Can military members challenge the use of command “informal complaints” as a basis for referral?

Yes, a military member can and should challenge the use of an “informal complaint” as the sole basis for the formal referral of court-martial charges. The referral of charges is a serious legal step that should be based on a thorough and impartial investigation that has substantiated the allegations with credible evidence. An “informal complaint” is often unsworn, unverified, and may be nothing more than a rumor or a disgruntled person’s biased account. It is not, by itself, sufficient evidence to justify a criminal prosecution.

A military defense attorney would attack the legal and factual sufficiency of the referral. They would file a motion with the military judge, arguing that the commander abused their discretion by referring the charges to trial based on such flimsy evidence. The attorney would argue that the command had a duty to conduct a proper, formal investigation (such as an AR 15-6 or a law enforcement investigation) to determine if the informal complaint had any merit before proceeding with charges.

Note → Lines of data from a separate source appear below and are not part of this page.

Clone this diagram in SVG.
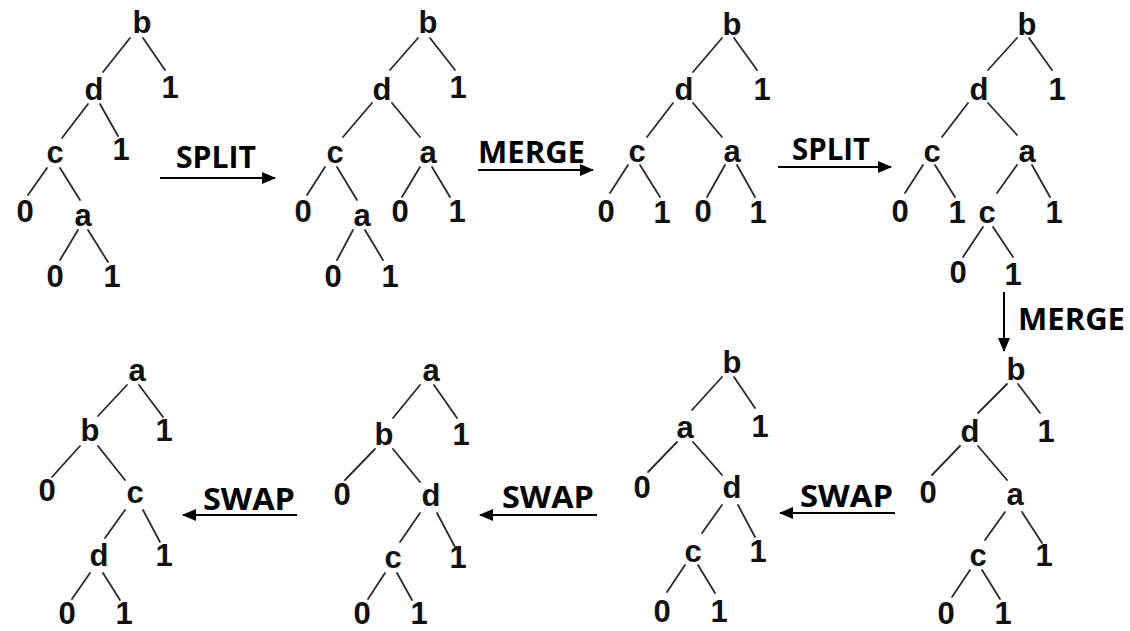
<svg xmlns="http://www.w3.org/2000/svg" width="1130" height="631" viewBox="0 0 1130 631">
  <style>
    .n { font-family: "Liberation Sans", Arial, sans-serif; font-weight: bold; font-size: 31px; fill: #111; text-anchor: middle; }
    .e { stroke: #2a2a2a; stroke-width: 1.8; fill: none; stroke-linecap: round; }
    .op { font-family: "Open Sans", "Liberation Sans", sans-serif; font-weight: bold; font-size: 30px; fill: #000; }
    .arr { stroke: #000; stroke-width: 2; fill: none; }
  </style>
  <defs>
    <marker id="head" viewBox="0 0 14 12" refX="13" refY="6" markerWidth="14" markerHeight="12" markerUnits="userSpaceOnUse" orient="auto">
      <path d="M0,0 L14,6 L0,12 Z" fill="#000"/>
    </marker>
  </defs>
  <rect width="1130" height="631" fill="#fff"/>

  <!-- Tree 1: b(d(c(0,a(0,1)),1),1) -->
  <g id="tree1">
    <g class="edges">
      <line class="e" x1="130" y1="38" x2="103" y2="72"/>
      <line class="e" x1="143" y1="38" x2="165" y2="70"/>
      <line class="e" x1="88" y1="104" x2="62" y2="138"/>
      <line class="e" x1="100" y1="104" x2="118" y2="136"/>
      <line class="e" x1="47" y1="168" x2="28" y2="195"/>
      <line class="e" x1="60" y1="168" x2="80" y2="200"/>
      <line class="e" x1="78" y1="230" x2="60" y2="260"/>
      <line class="e" x1="88" y1="230" x2="108" y2="262"/>
    </g>
    <g id="t1-b"><text class="n" x="142" y="33">b</text></g>
    <g id="t1-b1"><text class="n" x="170" y="98">1</text></g>
    <g id="t1-d"><text class="n" x="94" y="100">d</text></g>
    <g id="t1-d1"><text class="n" x="121" y="160">1</text></g>
    <g id="t1-c"><text class="n" x="55" y="163">c</text></g>
    <g id="t1-c0"><text class="n" x="25" y="222">0</text></g>
    <g id="t1-a"><text class="n" x="83" y="226">a</text></g>
    <g id="t1-a0"><text class="n" x="55" y="287">0</text></g>
    <g id="t1-a1"><text class="n" x="112" y="287">1</text></g>
  </g>

  <!-- Tree 2: b(d(c(0,a(0,1)),a(0,1)),1) -->
  <g id="tree2">
    <g class="edges">
      <line class="e" x1="418" y1="38" x2="390" y2="70"/>
      <line class="e" x1="430" y1="38" x2="455" y2="70"/>
      <line class="e" x1="372" y1="103" x2="343" y2="137"/>
      <line class="e" x1="392" y1="103" x2="420" y2="137"/>
      <line class="e" x1="325" y1="167" x2="307" y2="195"/>
      <line class="e" x1="337" y1="167" x2="357" y2="200"/>
      <line class="e" x1="420" y1="167" x2="402" y2="197"/>
      <line class="e" x1="432" y1="167" x2="450" y2="197"/>
      <line class="e" x1="353" y1="230" x2="337" y2="260"/>
      <line class="e" x1="365" y1="230" x2="383" y2="260"/>
    </g>
    <g id="t2-b"><text class="n" x="428" y="33">b</text></g>
    <g id="t2-b1"><text class="n" x="458" y="98">1</text></g>
    <g id="t2-d"><text class="n" x="382" y="100">d</text></g>
    <g id="t2-c"><text class="n" x="335" y="163">c</text></g>
    <g id="t2-a"><text class="n" x="428" y="163">a</text></g>
    <g id="t2-c0"><text class="n" x="303" y="222">0</text></g>
    <g id="t2-ca"><text class="n" x="362" y="226">a</text></g>
    <g id="t2-a0"><text class="n" x="400" y="222">0</text></g>
    <g id="t2-a1"><text class="n" x="457" y="222">1</text></g>
    <g id="t2-ca0"><text class="n" x="333" y="287">0</text></g>
    <g id="t2-ca1"><text class="n" x="390" y="287">1</text></g>
  </g>

  <!-- Tree 3: b(d(c(0,1),a(0,1)),1) -->
  <g id="tree3">
    <g class="edges">
      <line class="e" x1="722" y1="38" x2="693" y2="72"/>
      <line class="e" x1="734" y1="38" x2="757" y2="70"/>
      <line class="e" x1="673" y1="103" x2="647" y2="137"/>
      <line class="e" x1="693" y1="103" x2="722" y2="137"/>
      <line class="e" x1="628" y1="165" x2="610" y2="193"/>
      <line class="e" x1="640" y1="165" x2="660" y2="197"/>
      <line class="e" x1="725" y1="165" x2="707" y2="197"/>
      <line class="e" x1="737" y1="165" x2="755" y2="197"/>
    </g>
    <g id="t3-b"><text class="n" x="732" y="35">b</text></g>
    <g id="t3-b1"><text class="n" x="762" y="100">1</text></g>
    <g id="t3-d"><text class="n" x="684" y="100">d</text></g>
    <g id="t3-c"><text class="n" x="637" y="162">c</text></g>
    <g id="t3-a"><text class="n" x="732" y="162">a</text></g>
    <g id="t3-c0"><text class="n" x="606" y="222">0</text></g>
    <g id="t3-c1"><text class="n" x="662" y="223">1</text></g>
    <g id="t3-a0"><text class="n" x="703" y="222">0</text></g>
    <g id="t3-a1"><text class="n" x="758" y="223">1</text></g>
  </g>

  <!-- Tree 4: b(d(c(0,1),a(c(0,1),1)),1) -->
  <g id="tree4">
    <g class="edges">
      <line class="e" x1="1017" y1="38" x2="988" y2="70"/>
      <line class="e" x1="1029" y1="38" x2="1052" y2="70"/>
      <line class="e" x1="968" y1="103" x2="942" y2="137"/>
      <line class="e" x1="988" y1="103" x2="1017" y2="135"/>
      <line class="e" x1="923" y1="165" x2="905" y2="193"/>
      <line class="e" x1="935" y1="165" x2="955" y2="197"/>
      <line class="e" x1="1017" y1="165" x2="997" y2="193"/>
      <line class="e" x1="1032" y1="165" x2="1050" y2="197"/>
      <line class="e" x1="983" y1="227" x2="963" y2="257"/>
      <line class="e" x1="993" y1="227" x2="1013" y2="257"/>
    </g>
    <g id="t4-b"><text class="n" x="1027" y="35">b</text></g>
    <g id="t4-b1"><text class="n" x="1057" y="100">1</text></g>
    <g id="t4-d"><text class="n" x="979" y="100">d</text></g>
    <g id="t4-c"><text class="n" x="932" y="162">c</text></g>
    <g id="t4-a"><text class="n" x="1027" y="162">a</text></g>
    <g id="t4-c0"><text class="n" x="900" y="222">0</text></g>
    <g id="t4-c1"><text class="n" x="957" y="223">1</text></g>
    <g id="t4-ac"><text class="n" x="987" y="223">c</text></g>
    <g id="t4-a1"><text class="n" x="1054" y="223">1</text></g>
    <g id="t4-ac0"><text class="n" x="958" y="283">0</text></g>
    <g id="t4-ac1"><text class="n" x="1013" y="285">1</text></g>
  </g>

  <!-- Tree 5: a(b(0,c(d(0,1),1)),1) -->
  <g id="tree5">
    <g class="edges">
      <line class="e" x1="127" y1="385" x2="98" y2="416"/>
      <line class="e" x1="139" y1="385" x2="163" y2="417"/>
      <line class="e" x1="80" y1="446" x2="52" y2="477"/>
      <line class="e" x1="98" y1="446" x2="125" y2="480"/>
      <line class="e" x1="125" y1="510" x2="105" y2="538"/>
      <line class="e" x1="143" y1="510" x2="160" y2="542"/>
      <line class="e" x1="90" y1="573" x2="72" y2="599"/>
      <line class="e" x1="103" y1="573" x2="120" y2="600"/>
    </g>
    <g id="t5-a"><text class="n" x="137" y="381">a</text></g>
    <g id="t5-a1"><text class="n" x="164" y="441">1</text></g>
    <g id="t5-b"><text class="n" x="90" y="441">b</text></g>
    <g id="t5-b0"><text class="n" x="47" y="501">0</text></g>
    <g id="t5-c"><text class="n" x="135" y="503">c</text></g>
    <g id="t5-d"><text class="n" x="99" y="566">d</text></g>
    <g id="t5-c1"><text class="n" x="164" y="566">1</text></g>
    <g id="t5-d0"><text class="n" x="67" y="624">0</text></g>
    <g id="t5-d1"><text class="n" x="124" y="624">1</text></g>
  </g>

  <!-- Tree 6: a(b(0,d(c(0,1),1)),1) -->
  <g id="tree6">
    <g class="edges">
      <line class="e" x1="420" y1="385" x2="393" y2="418"/>
      <line class="e" x1="434" y1="385" x2="457" y2="418"/>
      <line class="e" x1="375" y1="449" x2="345" y2="480"/>
      <line class="e" x1="393" y1="449" x2="420" y2="482"/>
      <line class="e" x1="420" y1="513" x2="400" y2="542"/>
      <line class="e" x1="437" y1="513" x2="455" y2="547"/>
      <line class="e" x1="385" y1="573" x2="368" y2="599"/>
      <line class="e" x1="397" y1="573" x2="412" y2="600"/>
    </g>
    <g id="t6-a"><text class="n" x="431" y="381">a</text></g>
    <g id="t6-a1"><text class="n" x="461" y="445">1</text></g>
    <g id="t6-b"><text class="n" x="384" y="445">b</text></g>
    <g id="t6-b0"><text class="n" x="342" y="505">0</text></g>
    <g id="t6-d"><text class="n" x="431" y="506">d</text></g>
    <g id="t6-c"><text class="n" x="393" y="568">c</text></g>
    <g id="t6-d1"><text class="n" x="458" y="568">1</text></g>
    <g id="t6-c0"><text class="n" x="362" y="624">0</text></g>
    <g id="t6-c1"><text class="n" x="419" y="624">1</text></g>
  </g>

  <!-- Tree 7: b(a(0,d(c(0,1),1)),1) -->
  <g id="tree7">
    <g class="edges">
      <line class="e" x1="722" y1="377" x2="692" y2="410"/>
      <line class="e" x1="734" y1="377" x2="755" y2="408"/>
      <line class="e" x1="677" y1="442" x2="648" y2="472"/>
      <line class="e" x1="693" y1="442" x2="722" y2="475"/>
      <line class="e" x1="722" y1="505" x2="702" y2="533"/>
      <line class="e" x1="738" y1="505" x2="755" y2="537"/>
      <line class="e" x1="685" y1="565" x2="667" y2="592"/>
      <line class="e" x1="698" y1="565" x2="715" y2="593"/>
    </g>
    <g id="t7-b"><text class="n" x="732" y="373">b</text></g>
    <g id="t7-b1"><text class="n" x="760" y="437">1</text></g>
    <g id="t7-a"><text class="n" x="685" y="438">a</text></g>
    <g id="t7-a0"><text class="n" x="642" y="498">0</text></g>
    <g id="t7-d"><text class="n" x="732" y="498">d</text></g>
    <g id="t7-c"><text class="n" x="693" y="562">c</text></g>
    <g id="t7-d1"><text class="n" x="758" y="562">1</text></g>
    <g id="t7-c0"><text class="n" x="662" y="622">0</text></g>
    <g id="t7-c1"><text class="n" x="719" y="622">1</text></g>
  </g>

  <!-- Tree 8: b(d(0,a(c(0,1),1)),1) -->
  <g id="tree8">
    <g class="edges">
      <line class="e" x1="1007" y1="384" x2="978" y2="413"/>
      <line class="e" x1="1018" y1="384" x2="1040" y2="413"/>
      <line class="e" x1="960" y1="446" x2="932" y2="475"/>
      <line class="e" x1="978" y1="446" x2="1007" y2="480"/>
      <line class="e" x1="1005" y1="512" x2="985" y2="540"/>
      <line class="e" x1="1022" y1="512" x2="1042" y2="543"/>
      <line class="e" x1="970" y1="570" x2="952" y2="597"/>
      <line class="e" x1="982" y1="570" x2="1000" y2="599"/>
    </g>
    <g id="t8-b"><text class="n" x="1016" y="380">b</text></g>
    <g id="t8-b1"><text class="n" x="1046" y="442">1</text></g>
    <g id="t8-d"><text class="n" x="970" y="442">d</text></g>
    <g id="t8-d0"><text class="n" x="928" y="503">0</text></g>
    <g id="t8-a"><text class="n" x="1015" y="505">a</text></g>
    <g id="t8-c"><text class="n" x="978" y="566">c</text></g>
    <g id="t8-a1"><text class="n" x="1044" y="566">1</text></g>
    <g id="t8-c0"><text class="n" x="946" y="624">0</text></g>
    <g id="t8-c1"><text class="n" x="1003" y="624">1</text></g>
  </g>

  <!-- Transformation steps -->
  <g id="connectors">
    <g id="op-split-1">
      <line class="arr" x1="160" y1="178" x2="275" y2="178" marker-end="url(#head)"/>
      <text class="op" x="176" y="168" textLength="80" lengthAdjust="spacingAndGlyphs">SPLIT</text>
    </g>
    <g id="op-merge-1">
      <line class="arr" x1="478" y1="170" x2="593" y2="170" marker-end="url(#head)"/>
      <text class="op" x="478" y="163" textLength="107" lengthAdjust="spacingAndGlyphs">MERGE</text>
    </g>
    <g id="op-split-2">
      <line class="arr" x1="778" y1="167" x2="891" y2="167" marker-end="url(#head)"/>
      <text class="op" x="792" y="160" textLength="78" lengthAdjust="spacingAndGlyphs">SPLIT</text>
    </g>
    <g id="op-merge-2">
      <line class="arr" x1="1004" y1="292" x2="1004" y2="351" marker-end="url(#head)"/>
      <text class="op" x="1018" y="330" textLength="107" lengthAdjust="spacingAndGlyphs">MERGE</text>
    </g>
    <g id="op-swap-1">
      <line class="arr" x1="895" y1="513" x2="780" y2="513" marker-end="url(#head)"/>
      <text class="op" x="800" y="507" textLength="93" lengthAdjust="spacingAndGlyphs">SWAP</text>
    </g>
    <g id="op-swap-2">
      <line class="arr" x1="597" y1="515" x2="480" y2="515" marker-end="url(#head)"/>
      <text class="op" x="502" y="508" textLength="92" lengthAdjust="spacingAndGlyphs">SWAP</text>
    </g>
    <g id="op-swap-3">
      <line class="arr" x1="297" y1="515" x2="183" y2="515" marker-end="url(#head)"/>
      <text class="op" x="203" y="510" textLength="92" lengthAdjust="spacingAndGlyphs">SWAP</text>
    </g>
  </g>
</svg>
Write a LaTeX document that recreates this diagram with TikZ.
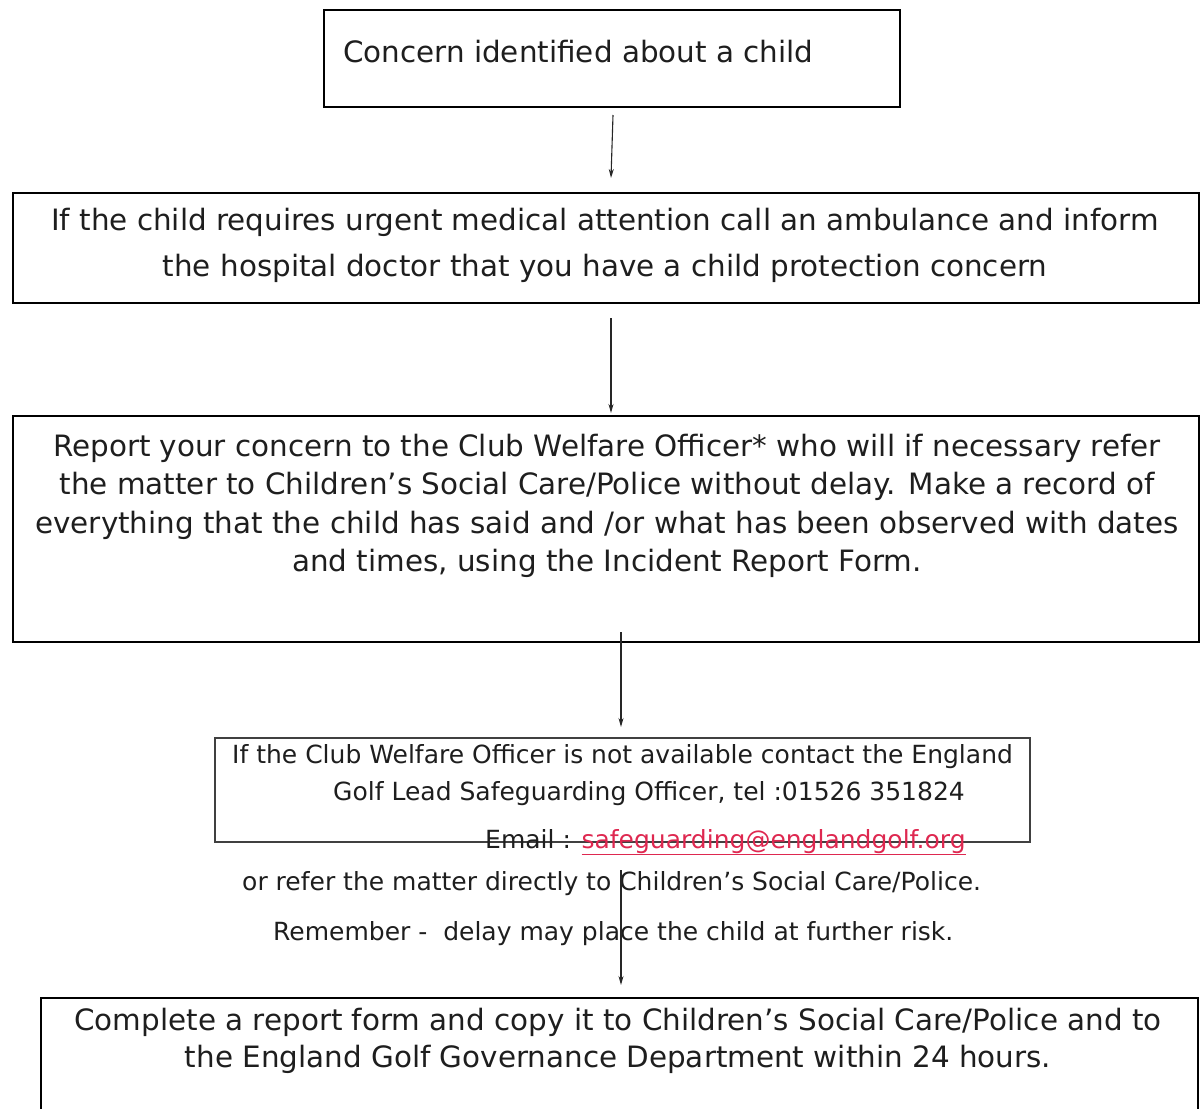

The defense would contend that the failure to investigate the informal complaint is a due process violation. They would argue that the referral is based on a mere allegation, not on evidence, and therefore lacks a good-faith basis. If the judge agrees that the commander’s decision was not based on a reasoned review of actual evidence but on an unsubstantiated informal complaint, the judge could find that the referral was improper and could grant a remedy, which might include dismissing the charges for a lack of sufficient pretrial investigation.